Homogeneous Linear Equations with Constant Coefficients

Second-order linear differential equations with constant coefficients are among the most important and widely applicable ODEs. They appear in mechanics (oscillations), electrical engineering (circuits), and many other fields.

DefinitionSecond-Order Linear Homogeneous ODE

A second-order linear homogeneous differential equation with constant coefficients has the form:

$ay'' + by' + cy = 0$

where $a, b, c$ are real constants with $a \neq 0$ . The equation is called homogeneous because the right-hand side is zero.

The solution method relies on seeking exponential solutions of the form $y = e^{rx}$ , which leads to the characteristic equation.

Characteristic Equation Method

Substituting $y = e^{rx}$ into the differential equation:

$ar^2e^{rx} + bre^{rx} + ce^{rx} = 0$

Factoring out $e^{rx}$ (which is never zero):

$ar^2 + br + c = 0$

This is the characteristic equation (or auxiliary equation). The nature of its roots determines the form of the general solution.

ExampleDistinct Real Roots

Solve $y'' - 5y' + 6y = 0$ .

The characteristic equation is:

$r^2 - 5r + 6 = 0$

Factoring: $(r-2)(r-3) = 0$ , giving $r_1 = 2$ and $r_2 = 3$ .

The general solution is:

$y = c_1e^{2x} + c_2e^{3x}$

where $c_1$ and $c_2$ are arbitrary constants determined by initial conditions.

Three Cases Based on Discriminant

Let $\Delta = b^2 - 4ac$ be the discriminant. Three cases arise:

Case 1: Two Distinct Real Roots ( $\Delta > 0$ )

If $r_1 \neq r_2$ are real, the general solution is:

$y = c_1e^{r_1 x} + c_2e^{r_2 x}$

Case 2: Repeated Real Root ( $\Delta = 0$ )

If $r_1 = r_2 = r$ , the general solution is:

$y = (c_1 + c_2x)e^{rx}$

Case 3: Complex Conjugate Roots ( $\Delta < 0$ )

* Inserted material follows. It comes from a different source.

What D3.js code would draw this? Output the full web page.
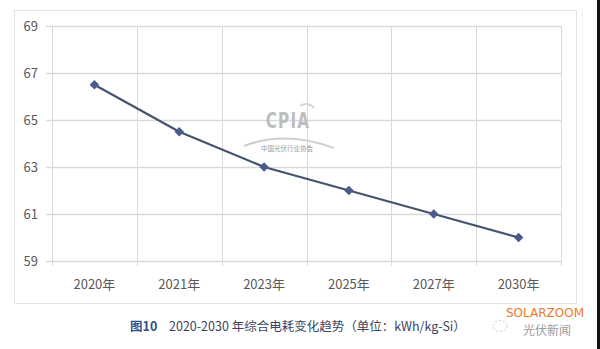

If $r = \alpha \pm i\beta$ , the general solution is:

$y = e^{\alpha x}(c_1\cos\beta x + c_2\sin\beta x)$

ExampleComplex Roots - Harmonic Oscillator

Solve $y'' + 4y = 0$ .

Characteristic equation: $r^2 + 4 = 0$

Roots: $r = \pm 2i$ (so $\alpha = 0$ , $\beta = 2$ )

General solution:

$y = c_1\cos 2x + c_2\sin 2x$

This describes undamped harmonic oscillation with angular frequency $\omega = 2$ .

Remark

The repeated root case requires the extra factor of $x$ to produce a second linearly independent solution. This can be verified using the method of reduction of order or Wronskian theory. Without this factor, we would have only one solution instead of the required two for a second-order equation.

ExampleRepeated Root - Critical Damping

Solve $y'' + 4y' + 4y = 0$ .

Characteristic equation: $r^2 + 4r + 4 = 0$

Factoring: $(r+2)^2 = 0$ , giving repeated root $r = -2$ .

General solution:

$y = (c_1 + c_2x)e^{-2x}$

This represents critically damped motion in mechanical systems or circuits.

The characteristic equation method provides an algorithmic approach that always yields the complete solution for constant coefficient homogeneous equations.